Jesse Pomeroy: The Boston Boy Fiend is a feature documentary film in production, which focuses on the infamous 14 year old boy killer.

== References in published works ==
Borowski's work was featured in The Documentary Moviemaking Course: The Starter Guide to Documentary Filmmaking by K.J. Lindenmuth, and in a self-published work, Murderabilia and True Crime Collecting, by S.F. Scouller.

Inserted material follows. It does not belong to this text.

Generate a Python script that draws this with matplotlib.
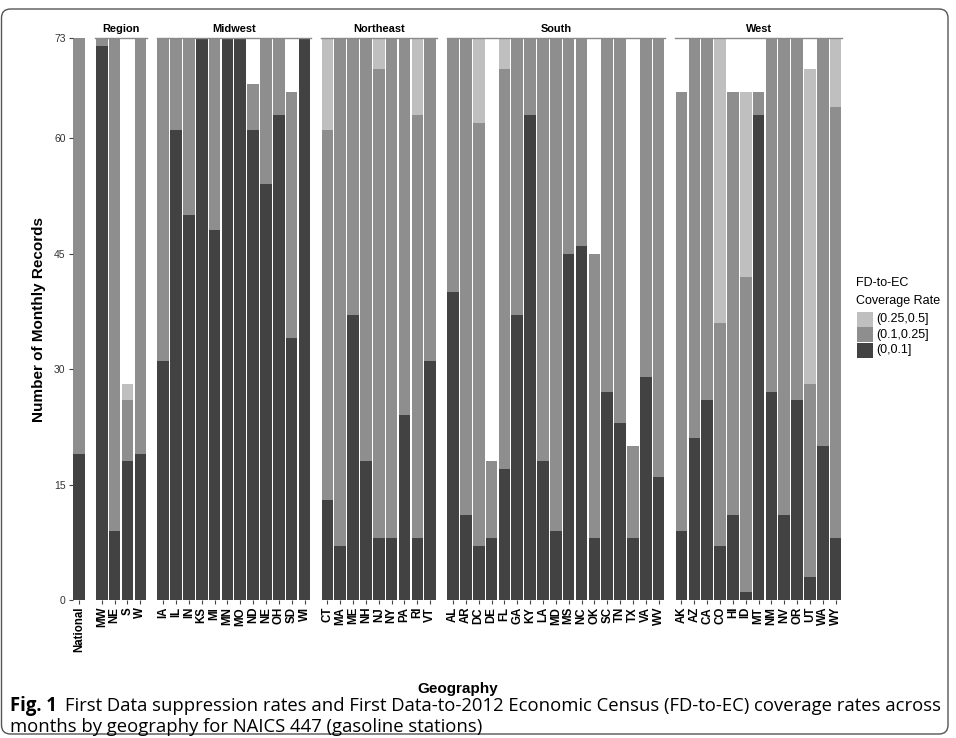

The Swedish band Sparzanza used the narration by Tony Jay in the Borowski movie Albert Fish in their song "Mr. Fish".

== Guest appearances ==
Borowski was a special guest speaker at the 2012 Indie Horror Fest.

== Personal life ==
Borowski currently resides in Chicago.

== Filmography ==

=== As director ===
- H. H. Holmes: America's First Serial Killer (2004).
- Albert Fish (2007).
- Carl Panzram: The Spirit of Hatred and Vengeance (2012).
- The John Wayne Gacy Murders: Life and Death in Chicago (2020)
- Serial Killer Culture TV (2017)
- Bloodlines: The Art and Life of Vincent Castiglia (2017)

=== Other roles ===
- Toro Loco (2010), by Chilean filmmaker Patricio Valladares, as producer.